Task directions >> Exclude the pictures, then copy word for word the lines running from the beginning of the records through the line with "import plotly.graph_objects as go".

Entries >>
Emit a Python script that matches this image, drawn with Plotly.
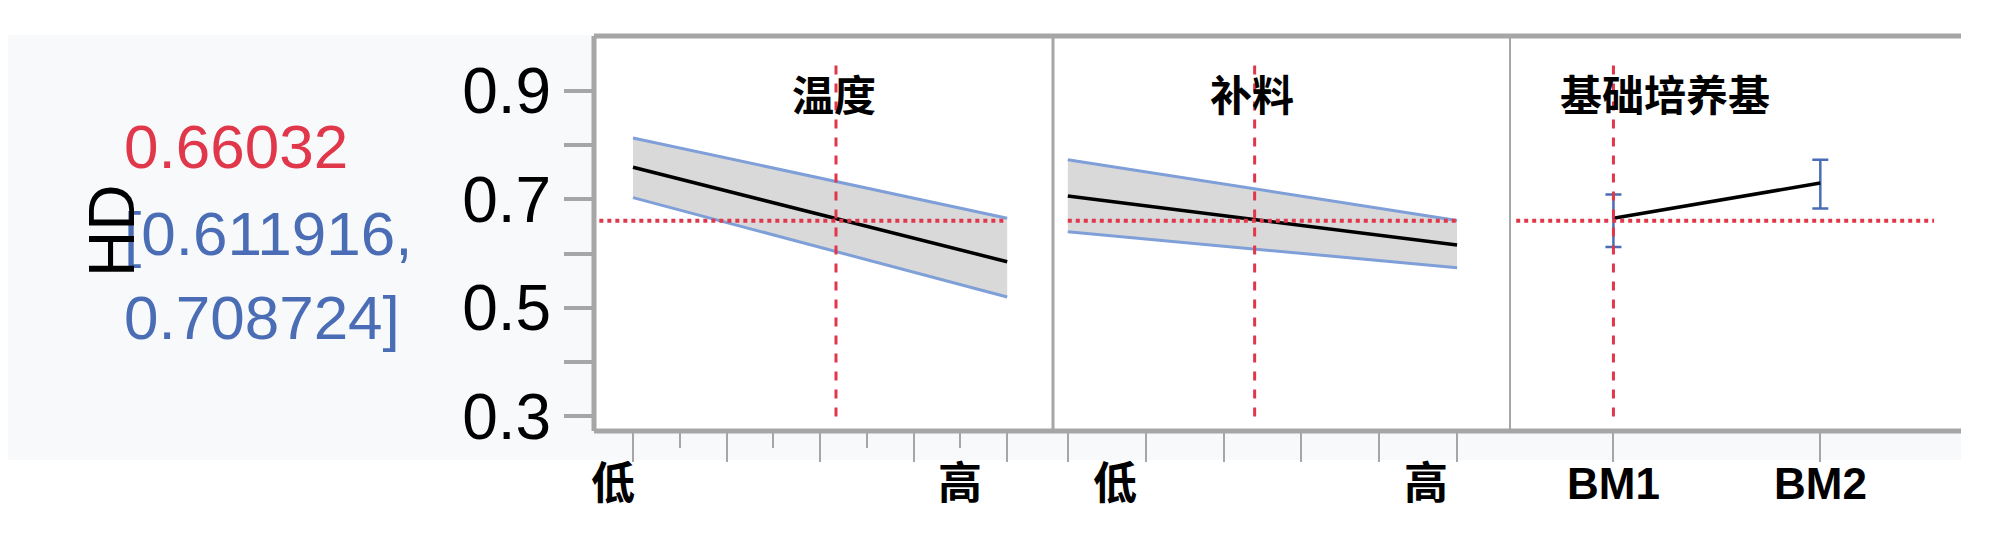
import plotly.graph_objects as go

W, H = 2000, 547
# data
pred = 0.66032
ci = [0.611916, 0.708724]
temp_x = [0, 4]
temp_mid = [0.759, 0.585]
temp_up = [0.813, 0.665]
temp_lo = [0.703, 0.520]
temp_cur = 2.17
feed_x = [0, 5]
feed_mid = [0.706, 0.616]
feed_up = [0.773, 0.661]
feed_lo = [0.640, 0.574]
feed_cur = 2.4
bm_cats = [0, 1]
bm_labels = ["BM1", "BM2"]
bm_mid = [0.665, 0.730]
bm_up = [0.709, 0.773]
bm_lo = [0.612, 0.683]
titles = ["温度", "补料", "基础培养基"]

def px(x): return x / W
def py(y): return 1 - y / H

L, D1, D2, R, T, B = 586, 1045, 1502, 1953, 29, 440
GR = "#a6a6a6"; RED = "#e0384a"; BLUE = "#4a6db5"; BAND = "#7f9fd8"
fig = go.Figure()

def band(x, up, lo, mid, ax):
    fig.add_trace(go.Scatter(x=x, y=lo, mode="lines", line=dict(color=BAND, width=3), xaxis=ax, yaxis="y", showlegend=False))
    fig.add_trace(go.Scatter(x=x, y=up, mode="lines", line=dict(color=BAND, width=3), fill="tonexty",
                             fillcolor="#d9d9d9", xaxis=ax, yaxis="y", showlegend=False))
    fig.add_trace(go.Scatter(x=x, y=mid, mode="lines", line=dict(color="black", width=3.5), xaxis=ax, yaxis="y", showlegend=False))

band(temp_x, temp_up, temp_lo, temp_mid, "x")
band(feed_x, feed_up, feed_lo, feed_mid, "x2")
fig.add_trace(go.Scatter(x=bm_cats, y=bm_mid, mode="lines", line=dict(color="black", width=3.5),
                         error_y=dict(type="data", symmetric=False,
                                      array=[u - m for u, m in zip(bm_up, bm_mid)],
                                      arrayminus=[m - l for m, l in zip(bm_mid, bm_lo)],
                                      color=BLUE, thickness=2.5, width=8),
                         xaxis="x3", yaxis="y", showlegend=False))

yrng = [0.273, 1.001]
common = dict(showgrid=False, zeroline=False, showline=False, ticks="outside", tickcolor=GR,
              tickwidth=2, ticklen=30, showticklabels=False, anchor="y")
fig.update_layout(
    width=W, height=H, margin=dict(l=0, r=0, t=0, b=0), paper_bgcolor="white", plot_bgcolor="white",
    xaxis=dict(domain=[px(L), px(D1)], range=[-0.417, 4.49], tickvals=[0, 1, 2, 3, 4],
               minor=dict(tickvals=[0.5, 1.5, 2.5, 3.5], ticks="outside", ticklen=16, tickcolor=GR, tickwidth=2), **common),
    xaxis2=dict(domain=[px(D1), px(D2)], range=[-0.19, 5.68], tickvals=[0, 1, 2, 3, 4, 5], **common),
    xaxis3=dict(domain=[px(D2), px(R)], range=[-0.50, 1.68], tickvals=[0, 1], **common),
    yaxis=dict(domain=[py(B), py(T)], range=yrng, showgrid=False, zeroline=False,
               tickvals=[0.3, 0.4, 0.5, 0.6, 0.7, 0.8, 0.9], ticktext=["0.3", "", "0.5", "", "0.7", "", "0.9"],
               ticks="outside", ticklen=29, tickwidth=4, tickcolor=GR,
               tickfont=dict(family="Liberation Sans", size=64, color="black")),
)

shapes = []
shapes.append(dict(type="rect", xref="paper", yref="paper", x0=0, x1=px(L), y0=py(470), y1=py(28),
                   fillcolor="#f7f9fb", line_width=0, layer="below"))
shapes.append(dict(type="rect", xref="paper", yref="paper", x0=px(L), x1=px(R), y0=py(470), y1=py(B),
                   fillcolor="#f7f9fb", line_width=0, layer="below"))
for (x0, y0, x1, y1, w) in [(L, T, R, T, 5), (L, B, R, B, 5), (L, T, L, B, 5), (D1, T, D1, B, 3), (D2, T, D2, B, 2)]:
    shapes.append(dict(type="line", xref="paper", yref="paper", x0=px(x0), x1=px(x1), y0=py(y0), y1=py(y1),
                       line=dict(color=GR, width=w)))
for ax, xc, hx in [("x", temp_cur, (-0.36, 4.0)), ("x2", feed_cur, (0.0, 5.0)), ("x3", 0, (-0.47, 1.55))]:
    shapes.append(dict(type="line", xref=ax, yref="y", x0=xc, x1=xc, y0=0.30, y1=0.949,
                       line=dict(color=RED, width=3, dash="dash")))
    shapes.append(dict(type="line", xref=ax, yref="y", x0=hx[0], x1=hx[1], y0=pred, y1=pred,
                       line=dict(color=RED, width=4, dash="dot")))
fig.update_layout(shapes=shapes)

ann = []
tf = dict(family="Noto Sans CJK SC", size=42, color="black")
for ax, xc, t in [("x", 2.15, titles[0]), ("x2", 2.36, titles[1]), ("x3", 0.25, titles[2])]:
    ann.append(dict(x=xc, y=py(88), xref=ax, yref="paper", yanchor="middle", text="<b>%s</b>" % t,
                    showarrow=False, font=tf))
bl = [("x", -0.21, "低"), ("x", 3.5, "高"), ("x2", 0.61, "低"), ("x2", 4.6, "高"),
      ("x3", 0, bm_labels[0]), ("x3", 1, bm_labels[1])]
for ax, xc, t in bl:
    ann.append(dict(x=xc, y=py(495), xref=ax, yref="paper", yanchor="middle", text="<b>%s</b>" % t,
                    showarrow=False, font=dict(family="Liberation Sans, Noto Sans CJK SC", size=44, color="black")))
lf = dict(family="Liberation Sans", size=62)
for y, t, c in [(144, "%.5f" % pred, RED), (234, "[%g," % ci[0], BLUE), (322, "%g]" % ci[1], BLUE)]:
    ann.append(dict(x=px(114), y=py(y), xref="paper", yref="paper", xanchor="left", yanchor="middle",
                    text=t, showarrow=False, font=dict(color=c, **lf)))
ann.append(dict(x=px(66), y=py(232), xref="paper", yref="paper", yanchor="middle", text="HD", textangle=-90,
                showarrow=False, font=dict(color="black", family="Liberation Sans", size=64)))
fig.update_layout(annotations=ann)
fig.write_html("out.html")
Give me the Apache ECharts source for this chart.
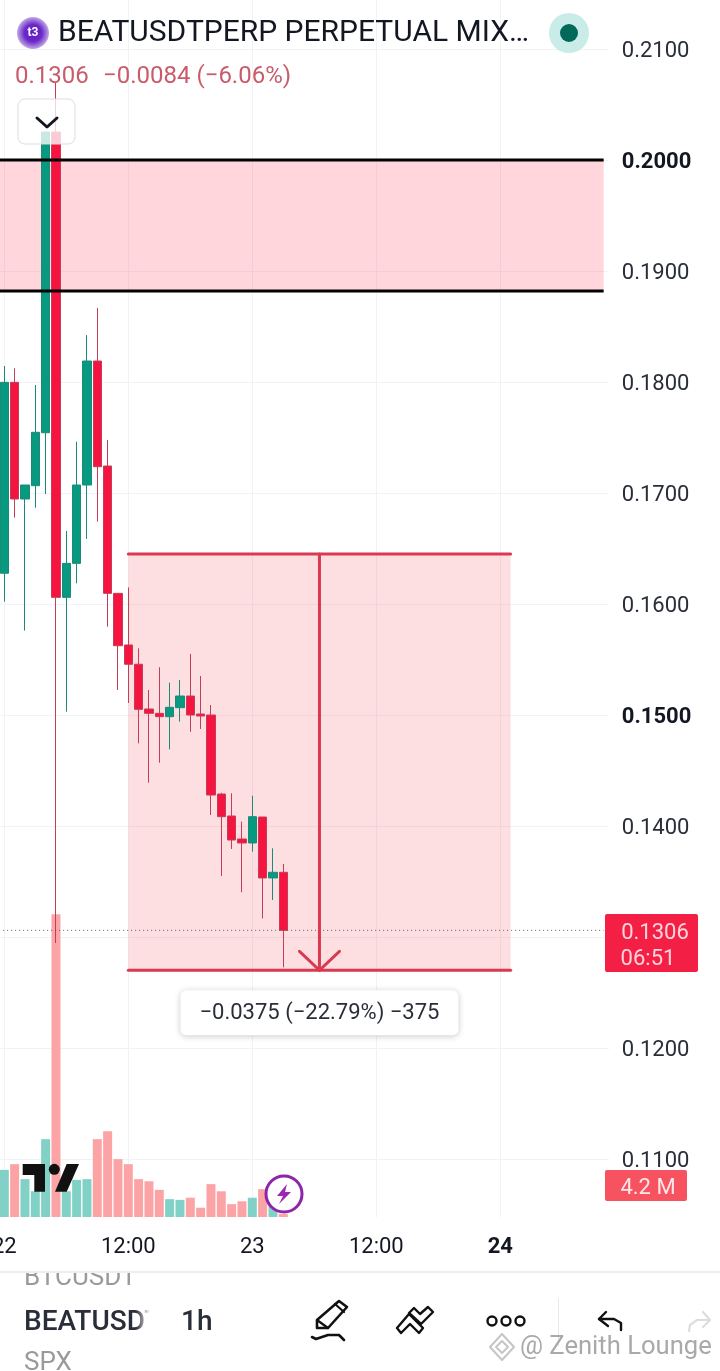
<!DOCTYPE html>
<html><head><meta charset="utf-8">
<style>html,body{margin:0;padding:0;background:#fff}#c{width:720px;height:1371px}</style>
<script src="https://cdn.jsdelivr.net/npm/echarts@6/dist/echarts.min.js"></script>
</head><body><div id="c"></div>
<script>
const categories=["22","01:00","02:00","03:00","04:00","05:00","06:00","07:00","08:00","09:00","10:00","11:00","12:00","13:00","14:00","15:00","16:00","17:00","18:00","19:00","20:00","21:00","22:00","23:00","23","01:00","02:00","03:00","04:00","05:00","06:00","07:00","08:00","09:00","10:00","11:00","12:00","13:00","14:00","15:00","16:00","17:00","18:00","19:00","20:00","21:00","22:00","23:00","24","01:00","02:00","03:00","04:00","05:00","06:00","07:00","08:00","09:00","10:00"];
const opens =[0.16277,0.17997,0.16946,0.17066,0.17543,0.20252,0.16060,0.16366,0.17072,0.18189,0.17243,0.16096,0.15631,0.15457,0.15054,0.15015,0.14985,0.15066,0.15171,0.15009,0.15000,0.14288,0.14090,0.13883,0.13847,0.14081,0.13532,0.13583];
const closes=[0.17997,0.16946,0.17072,0.17547,0.20252,0.16060,0.16366,0.17072,0.18189,0.17237,0.16096,0.15624,0.15457,0.15051,0.15015,0.14985,0.15069,0.15171,0.15000,0.14991,0.14279,0.14084,0.13874,0.13847,0.14084,0.13532,0.13583,0.13060];
const lows  =[0.16021,0.16778,0.15760,0.16868,0.16991,0.12946,0.15030,0.16186,0.16586,0.16742,0.15796,0.15225,0.15108,0.14745,0.14390,0.14570,0.14691,0.14940,0.14849,0.14874,0.14099,0.13550,0.13793,0.13403,0.13769,0.13168,0.13333,0.12727];
const highs =[0.18144,0.18123,0.17072,0.17973,0.20252,0.20694,0.16658,0.17462,0.18423,0.18667,0.17477,0.16096,0.16150,0.15601,0.15225,0.15430,0.15291,0.15315,0.15550,0.15351,0.15090,0.14300,0.14295,0.14039,0.14273,0.14081,0.13799,0.13658];
const volumesM=[66,74,53,36,109,424,36,52,53,109,120,81,74,53,50,38,25,24,27,13,46,36,18,22,27,39,18,4.2];
const yTickMin=0.10, yTickMax=0.22, yTickStep=0.01;
const boldTicks=["0.2000","0.1500"];
const zonePrices=[0.2000,0.1882];
const measurePrices=[0.1645,0.1270];
const lastPrice=0.1306;
const measureText="−0.0375 (−22.79%) −375";
const RED='#f4143f',GREEN='#089981',WRED='#c63d58',WGREEN='#1c8a78';
const FONT='Roboto';
const INK='#131722';

const candleData=opens.map((o,i)=>[o,closes[i],lows[i],highs[i]]);
const volData=volumesM.map((v,i)=>({value:v,itemStyle:{color:closes[i]>=opens[i]?'#82d1c6':'#fca3a6'}}));

function t(text,x,y,size,fill,extra){return {type:'text',z:120,style:{text,x,y:y+2,font:`${(extra&&extra.weight)||400} ${size}px ${FONT}`,fill,align:(extra&&extra.align)||'left',verticalAlign:'middle'}};}
function pl(points,stroke,w,z){return {type:'polyline',z:z||120,shape:{points},style:{stroke,fill:null,lineWidth:w,lineCap:'round',lineJoin:'round'}};}
function pg(points,fill,z){return {type:'polygon',z:z||120,shape:{points},style:{fill}};}
function ci(cx,cy,r,style,z){return {type:'circle',z:z||120,shape:{cx,cy,r},style};}
function re(x,y,width,height,style,r,z){return {type:'rect',z:z||120,shape:{x,y,width,height,r:r||0},style};}

const graphics=[
 ci(33,33,16,{fill:{type:'radial',x:.5,y:.5,r:.5,colorStops:[{offset:0,color:'#5b12c9'},{offset:.55,color:'#6d2ac8'},{offset:1,color:'#c0a9e6'}]}}),
 t('t3',33,31,12,'#fff',{weight:700,align:'center'}),
 t('BEATUSDTPERP PERPETUAL MIX…',58,31,30,INK),
 ci(569,33,20,{fill:'#c9ece8'}),
 ci(569,33,9,{fill:'#00695a'}),
 t('0.1306',15,75,24,'#c95c6a'),
 t('−0.0084 (−6.06%)',103,75,24,'#c95c6a'),
 re(18,99,57,45,{fill:'rgba(255,255,255,.78)',stroke:'#dcdde0',lineWidth:1},7),
 pl([[37,118],[47,127],[57,118]],'#131722',3),
 pg([[22.7,1164],[45,1164],[45,1191.7],[34.3,1191.7],[34.3,1175],[22.7,1175]],'#111'),
 ci(54.3,1169.3,5.5,{fill:'#111'}),
 pg([[66.7,1164],[79,1164],[66.7,1191.7],[55,1191.7]],'#111'),
 ci(284,1194,18,{fill:'#fff',stroke:'#8e24aa',lineWidth:3}),
 pg([[287,1184],[277,1196],[283,1196],[279,1204],[291,1192],[285,1192]],'#9c27b0'),
 re(605,914,93,58,{fill:'#f41f44'},2,110),
 t('0.1306',655,931,22,'#ffd4da',{align:'center'}),
 t('06:51',648,957,22,'#ffd4da',{align:'center'}),
 re(605,1170,82,31,{fill:'#f7525f'},2,110),
 t('4.2 M',648,1186,22,'#ffe6e8',{align:'center'}),
 re(0,1271,720,100,{fill:'#fff'},0,100),
 t('BTCUSDT',24,1276,26,'#9a9a9a'),
 re(0,1258,720,14,{fill:'#fff'},0,121),
 re(0,1271,720,2,{fill:'#eeeeee'},0,122),
 t('BEATUSDTPERP',24,1321,28,'#2a2e39',{weight:500}),
 t('SPX',24,1361,26,'#9a9a9a'),
 re(150,1273,145,97,{fill:'#fff'},0,121),
 re(136,1273,14,97,{fill:{type:'linear',x:0,y:0,x2:1,y2:0,colorStops:[{offset:0,color:'rgba(255,255,255,0)'},{offset:1,color:'#fff'}]}},0,121),
 Object.assign(t('1h',181,1321,28,'#2a2e39',{weight:500}),{z:122}),
 pl([[317,1320],[339,1301],[347,1307],[328,1328],[317,1328],[317,1320]],'#111',2.6),
 pl([[317,1320],[328,1328]],'#111',2.2),
 pl([[335,1304],[344,1312]],'#111',2.2),
 pl([[312,1337],[316,1339],[328,1335],[339,1335],[344,1340]],'#111',2.6),
 pl([[397,1328],[401,1333],[410,1324],[419,1333],[423,1328],[413,1318],[409,1314],[397,1328]],'#111',2.4),
 pl([[409,1313],[414,1308],[420,1314],[428,1307],[433,1312],[421,1324],[409,1313]],'#111',2.4),
 ci(492,1321,4.5,{fill:'none',stroke:'#111',lineWidth:2.4}),
 ci(506,1321,4.5,{fill:'none',stroke:'#111',lineWidth:2.4}),
 ci(520,1321,4.5,{fill:'none',stroke:'#111',lineWidth:2.4}),
 re(558,1298,1,48,{fill:'#e8e8e8'}),
 pl([[606,1312],[599,1319],[608,1326]],'#111',2.4),
 pl([[599,1319],[614,1319],[621,1323],[621,1330]],'#111',2.4),
 pl([[703,1312],[710,1320]],'#dddddd',2.2),
 pl([[689,1331],[690,1325],[697,1320],[710,1320],[703,1327]],'#dddddd',2.2),
 pl([[502,1334],[514,1347],[502,1360],[490,1347],[502,1334]],'#c6c6c6',2),
 pl([[496,1347],[502,1341],[508,1347],[502,1353],[496,1347]],'#c6c6c6',2),
 t('@ Zenith Lounge',520,1346,25.6,'#a9a9a9')
];

function zoneItem(params,api){
  const half=api.size([1,0])[0]/2;
  const a=api.coord([api.value(0),api.value(2)]),b=api.coord([api.value(1),api.value(3)]);
  return {type:'rect',shape:{x:a[0]-half,y:a[1],width:b[0]-a[0]+half,height:b[1]-a[1]},style:{fill:'rgba(255,70,90,.22)'}};
}
function zoneLines(params,api){
  const half=api.size([1,0])[0]/2;
  const a=api.coord([api.value(0),api.value(2)]),b=api.coord([api.value(1),api.value(3)]);
  const st={stroke:'#000',lineWidth:3};
  return {type:'group',children:[
    {type:'line',shape:{x1:a[0]-half,y1:a[1],x2:b[0],y2:a[1]},style:st},
    {type:'line',shape:{x1:a[0]-half,y1:b[1],x2:b[0],y2:b[1]},style:st}]};
}
function measureFill(params,api){
  const a=api.coord([api.value(0),api.value(2)]),b=api.coord([api.value(1),api.value(3)]);
  return {type:'rect',shape:{x:a[0],y:a[1],width:b[0]-a[0],height:b[1]-a[1]},style:{fill:'rgba(245,60,80,.17)'}};
}
function measureLines(params,api){
  const a=api.coord([api.value(0),api.value(2)]),b=api.coord([api.value(1),api.value(3)]);
  const cx=(a[0]+b[0])/2,c='#d93a50';
  const st={stroke:c,lineWidth:3,lineCap:'round',fill:null};
  return {type:'group',children:[
    {type:'line',shape:{x1:a[0],y1:a[1],x2:b[0],y2:a[1]},style:st},
    {type:'line',shape:{x1:a[0],y1:b[1],x2:b[0],y2:b[1]},style:st},
    {type:'line',shape:{x1:cx,y1:a[1],x2:cx,y2:b[1]},style:st},
    {type:'polyline',shape:{points:[[cx-20,b[1]-19],[cx,b[1]],[cx+20,b[1]-19]]},style:st},
    {type:'rect',shape:{x:cx-139,y:b[1]+20,width:278,height:45,r:6},style:{fill:'#fff',shadowBlur:6,shadowColor:'rgba(0,0,0,.22)',shadowOffsetY:1}},
    {type:'text',style:{text:measureText,x:cx,y:b[1]+43,align:'center',verticalAlign:'middle',font:`400 22px ${FONT}`,fill:'#2a2e39'}}
  ]};
}
function lastLine(params,api){
  const half=api.size([1,0])[0]/2;
  const a=api.coord([api.value(0),api.value(2)]),b=api.coord([api.value(1),api.value(2)]);
  return {type:'line',shape:{x1:a[0]-half,y1:a[1],x2:b[0],y2:b[1]},style:{stroke:'#5a5e69',lineWidth:1,lineDash:[1,3]}};
}

const GL=-0.87,GW=609.67;
const option={
 animation:false,backgroundColor:'#fff',textStyle:{fontFamily:FONT},
 grid:[
  {left:GL,width:GW,top:-62,height:1332,outerBoundsMode:'none'},
  {left:GL,width:GW,top:0,height:1217,outerBoundsMode:'none'}
 ],
 xAxis:[
  {type:'category',gridIndex:0,data:categories,axisLine:{show:false},axisTick:{show:false},axisLabel:{show:false},splitLine:{show:false}},
  {type:'category',gridIndex:1,data:categories,axisLine:{show:false},axisTick:{show:false,alignWithLabel:true},
   splitLine:{show:true,interval:11,alignWithLabel:true,lineStyle:{color:'#f1f2f5',width:1}},
   axisLabel:{interval:11,margin:19,fontSize:22,color:INK,fontFamily:FONT,hideOverlap:false,showMinLabel:true,
     formatter:v=>v==='24'?'{b|24}':v,rich:{b:{fontSize:22,fontWeight:700,color:INK,fontFamily:FONT}}}}
 ],
 yAxis:[
  {type:'value',gridIndex:0,position:'right',min:yTickMin,max:yTickMax,interval:yTickStep,scale:true,
   axisLine:{show:false},axisTick:{show:false},
   splitLine:{show:true,lineStyle:{color:'#f1f2f5',width:1}},
   axisLabel:{margin:13,align:'left',padding:[4,0,0,0],fontSize:22,color:'#2a2e39',fontFamily:FONT,showMinLabel:false,showMaxLabel:false,
     formatter:v=>{const s=v.toFixed(4);return boldTicks.includes(s)?`{b|${s}}`:s;},
     rich:{b:{fontSize:22,fontWeight:700,color:'#131722',fontFamily:FONT}}}},
  {type:'value',gridIndex:1,min:0,max:1704,show:false,splitLine:{show:false}}
 ],
 series:[
  {type:'custom',name:'zoneFill',xAxisIndex:0,yAxisIndex:0,z:1,renderItem:zoneItem,data:[[0,58,zonePrices[0],zonePrices[1]]],clip:false,silent:true},
  {type:'custom',name:'measureFill',xAxisIndex:0,yAxisIndex:0,z:1,renderItem:measureFill,data:[[12,49,measurePrices[0],measurePrices[1]]],clip:false,silent:true},
  {type:'bar',name:'Volume',xAxisIndex:1,yAxisIndex:1,z:2,barWidth:9,data:volData,silent:true},
  {type:'candlestick',name:'BEATUSDTPERP',xAxisIndex:0,yAxisIndex:0,z:3,barWidth:9,data:candleData,
   itemStyle:{color:GREEN,color0:RED,borderColor:WGREEN,borderColor0:WRED,borderWidth:1},silent:true},
  {type:'custom',name:'lastPrice',xAxisIndex:0,yAxisIndex:0,z:4,renderItem:lastLine,data:[[0,58,lastPrice]],clip:false,silent:true},
  {type:'custom',name:'zoneLines',xAxisIndex:0,yAxisIndex:0,z:5,renderItem:zoneLines,data:[[0,58,zonePrices[0],zonePrices[1]]],clip:false,silent:true},
  {type:'custom',name:'measureLines',xAxisIndex:0,yAxisIndex:0,z:5,renderItem:measureLines,data:[[12,49,measurePrices[0],measurePrices[1]]],clip:false,silent:true}
 ],
 graphic:{elements:graphics}
};
const chart=echarts.init(document.getElementById('c'),null,{renderer:'canvas',width:720,height:1371});
chart.setOption(option);
</script></body></html>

Solved exercise >>
Emit a Python script that matches this image, drawn with Plotly.
import plotly.graph_objects as go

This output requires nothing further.